** Stated problem **
Output the data below in full, byte for byte. Nothing may differ.

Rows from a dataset
- - - - -

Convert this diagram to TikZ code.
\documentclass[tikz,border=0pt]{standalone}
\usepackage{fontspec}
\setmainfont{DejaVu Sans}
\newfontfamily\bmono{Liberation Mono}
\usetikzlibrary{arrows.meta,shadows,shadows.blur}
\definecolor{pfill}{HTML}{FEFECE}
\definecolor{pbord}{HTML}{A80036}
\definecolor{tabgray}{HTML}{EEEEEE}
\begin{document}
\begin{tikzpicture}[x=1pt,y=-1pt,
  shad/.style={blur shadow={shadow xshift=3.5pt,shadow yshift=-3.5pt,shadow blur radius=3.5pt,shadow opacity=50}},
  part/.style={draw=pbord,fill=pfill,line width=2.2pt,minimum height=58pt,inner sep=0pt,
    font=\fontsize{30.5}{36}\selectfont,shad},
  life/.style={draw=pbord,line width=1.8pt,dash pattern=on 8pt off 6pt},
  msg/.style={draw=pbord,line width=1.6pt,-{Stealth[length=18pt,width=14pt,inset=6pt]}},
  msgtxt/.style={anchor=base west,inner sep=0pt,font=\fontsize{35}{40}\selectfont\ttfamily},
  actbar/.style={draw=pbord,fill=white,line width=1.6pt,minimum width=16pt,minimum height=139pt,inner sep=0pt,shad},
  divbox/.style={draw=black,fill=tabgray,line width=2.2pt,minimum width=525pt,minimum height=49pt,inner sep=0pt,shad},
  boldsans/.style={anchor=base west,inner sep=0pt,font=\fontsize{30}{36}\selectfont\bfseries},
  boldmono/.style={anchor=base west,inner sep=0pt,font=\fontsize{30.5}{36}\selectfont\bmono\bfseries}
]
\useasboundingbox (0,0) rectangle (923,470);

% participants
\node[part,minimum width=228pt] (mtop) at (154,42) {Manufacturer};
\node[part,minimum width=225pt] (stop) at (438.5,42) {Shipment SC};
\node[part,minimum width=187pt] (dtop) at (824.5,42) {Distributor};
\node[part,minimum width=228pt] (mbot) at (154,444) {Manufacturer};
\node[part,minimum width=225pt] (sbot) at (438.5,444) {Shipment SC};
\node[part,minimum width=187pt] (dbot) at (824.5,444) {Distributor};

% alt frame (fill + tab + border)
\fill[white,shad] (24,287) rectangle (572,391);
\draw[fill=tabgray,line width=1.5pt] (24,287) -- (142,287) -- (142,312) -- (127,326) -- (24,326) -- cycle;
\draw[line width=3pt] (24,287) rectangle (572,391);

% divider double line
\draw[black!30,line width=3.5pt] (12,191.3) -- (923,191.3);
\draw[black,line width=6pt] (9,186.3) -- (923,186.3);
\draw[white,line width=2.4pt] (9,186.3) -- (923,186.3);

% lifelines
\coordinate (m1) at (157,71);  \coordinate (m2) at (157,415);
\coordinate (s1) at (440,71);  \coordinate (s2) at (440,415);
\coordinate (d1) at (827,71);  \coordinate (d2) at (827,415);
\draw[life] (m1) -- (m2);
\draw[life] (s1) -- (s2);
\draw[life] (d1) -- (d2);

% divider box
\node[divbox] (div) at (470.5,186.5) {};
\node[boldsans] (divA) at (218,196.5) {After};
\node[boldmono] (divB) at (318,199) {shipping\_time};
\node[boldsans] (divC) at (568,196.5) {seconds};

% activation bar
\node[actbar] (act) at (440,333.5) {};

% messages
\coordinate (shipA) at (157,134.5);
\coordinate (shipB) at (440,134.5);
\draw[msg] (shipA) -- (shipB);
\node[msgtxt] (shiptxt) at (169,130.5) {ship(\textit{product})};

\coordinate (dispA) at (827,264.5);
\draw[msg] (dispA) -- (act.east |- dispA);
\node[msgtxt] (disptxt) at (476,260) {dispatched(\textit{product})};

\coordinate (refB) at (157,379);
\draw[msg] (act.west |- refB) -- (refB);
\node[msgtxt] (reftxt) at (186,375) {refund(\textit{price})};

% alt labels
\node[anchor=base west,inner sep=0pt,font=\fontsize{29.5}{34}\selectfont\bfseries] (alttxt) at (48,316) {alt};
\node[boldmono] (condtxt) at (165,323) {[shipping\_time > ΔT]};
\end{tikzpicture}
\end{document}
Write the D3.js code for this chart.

- - - - -

** Worked answer **
Convert this diagram to TikZ code.
\documentclass[tikz,border=0pt]{standalone}
\usepackage{fontspec}
\setmainfont{DejaVu Sans}
\newfontfamily\bmono{Liberation Mono}
\usetikzlibrary{arrows.meta,shadows,shadows.blur}
\definecolor{pfill}{HTML}{FEFECE}
\definecolor{pbord}{HTML}{A80036}
\definecolor{tabgray}{HTML}{EEEEEE}
\begin{document}
\begin{tikzpicture}[x=1pt,y=-1pt,
  shad/.style={blur shadow={shadow xshift=3.5pt,shadow yshift=-3.5pt,shadow blur radius=3.5pt,shadow opacity=50}},
  part/.style={draw=pbord,fill=pfill,line width=2.2pt,minimum height=58pt,inner sep=0pt,
    font=\fontsize{30.5}{36}\selectfont,shad},
  life/.style={draw=pbord,line width=1.8pt,dash pattern=on 8pt off 6pt},
  msg/.style={draw=pbord,line width=1.6pt,-{Stealth[length=18pt,width=14pt,inset=6pt]}},
  msgtxt/.style={anchor=base west,inner sep=0pt,font=\fontsize{35}{40}\selectfont\ttfamily},
  actbar/.style={draw=pbord,fill=white,line width=1.6pt,minimum width=16pt,minimum height=139pt,inner sep=0pt,shad},
  divbox/.style={draw=black,fill=tabgray,line width=2.2pt,minimum width=525pt,minimum height=49pt,inner sep=0pt,shad},
  boldsans/.style={anchor=base west,inner sep=0pt,font=\fontsize{30}{36}\selectfont\bfseries},
  boldmono/.style={anchor=base west,inner sep=0pt,font=\fontsize{30.5}{36}\selectfont\bmono\bfseries}
]
\useasboundingbox (0,0) rectangle (923,470);

% participants
\node[part,minimum width=228pt] (mtop) at (154,42) {Manufacturer};
\node[part,minimum width=225pt] (stop) at (438.5,42) {Shipment SC};
\node[part,minimum width=187pt] (dtop) at (824.5,42) {Distributor};
\node[part,minimum width=228pt] (mbot) at (154,444) {Manufacturer};
\node[part,minimum width=225pt] (sbot) at (438.5,444) {Shipment SC};
\node[part,minimum width=187pt] (dbot) at (824.5,444) {Distributor};

% alt frame (fill + tab + border)
\fill[white,shad] (24,287) rectangle (572,391);
\draw[fill=tabgray,line width=1.5pt] (24,287) -- (142,287) -- (142,312) -- (127,326) -- (24,326) -- cycle;
\draw[line width=3pt] (24,287) rectangle (572,391);

% divider double line
\draw[black!30,line width=3.5pt] (12,191.3) -- (923,191.3);
\draw[black,line width=6pt] (9,186.3) -- (923,186.3);
\draw[white,line width=2.4pt] (9,186.3) -- (923,186.3);

% lifelines
\coordinate (m1) at (157,71);  \coordinate (m2) at (157,415);
\coordinate (s1) at (440,71);  \coordinate (s2) at (440,415);
\coordinate (d1) at (827,71);  \coordinate (d2) at (827,415);
\draw[life] (m1) -- (m2);
\draw[life] (s1) -- (s2);
\draw[life] (d1) -- (d2);

% divider box
\node[divbox] (div) at (470.5,186.5) {};
\node[boldsans] (divA) at (218,196.5) {After};
\node[boldmono] (divB) at (318,199) {shipping\_time};
\node[boldsans] (divC) at (568,196.5) {seconds};

% activation bar
\node[actbar] (act) at (440,333.5) {};

% messages
\coordinate (shipA) at (157,134.5);
\coordinate (shipB) at (440,134.5);
\draw[msg] (shipA) -- (shipB);
\node[msgtxt] (shiptxt) at (169,130.5) {ship(\textit{product})};

\coordinate (dispA) at (827,264.5);
\draw[msg] (dispA) -- (act.east |- dispA);
\node[msgtxt] (disptxt) at (476,260) {dispatched(\textit{product})};

\coordinate (refB) at (157,379);
\draw[msg] (act.west |- refB) -- (refB);
\node[msgtxt] (reftxt) at (186,375) {refund(\textit{price})};

% alt labels
\node[anchor=base west,inner sep=0pt,font=\fontsize{29.5}{34}\selectfont\bfseries] (alttxt) at (48,316) {alt};
\node[boldmono] (condtxt) at (165,323) {[shipping\_time > ΔT]};
\end{tikzpicture}
\end{document}
Write the D3.js code for this chart.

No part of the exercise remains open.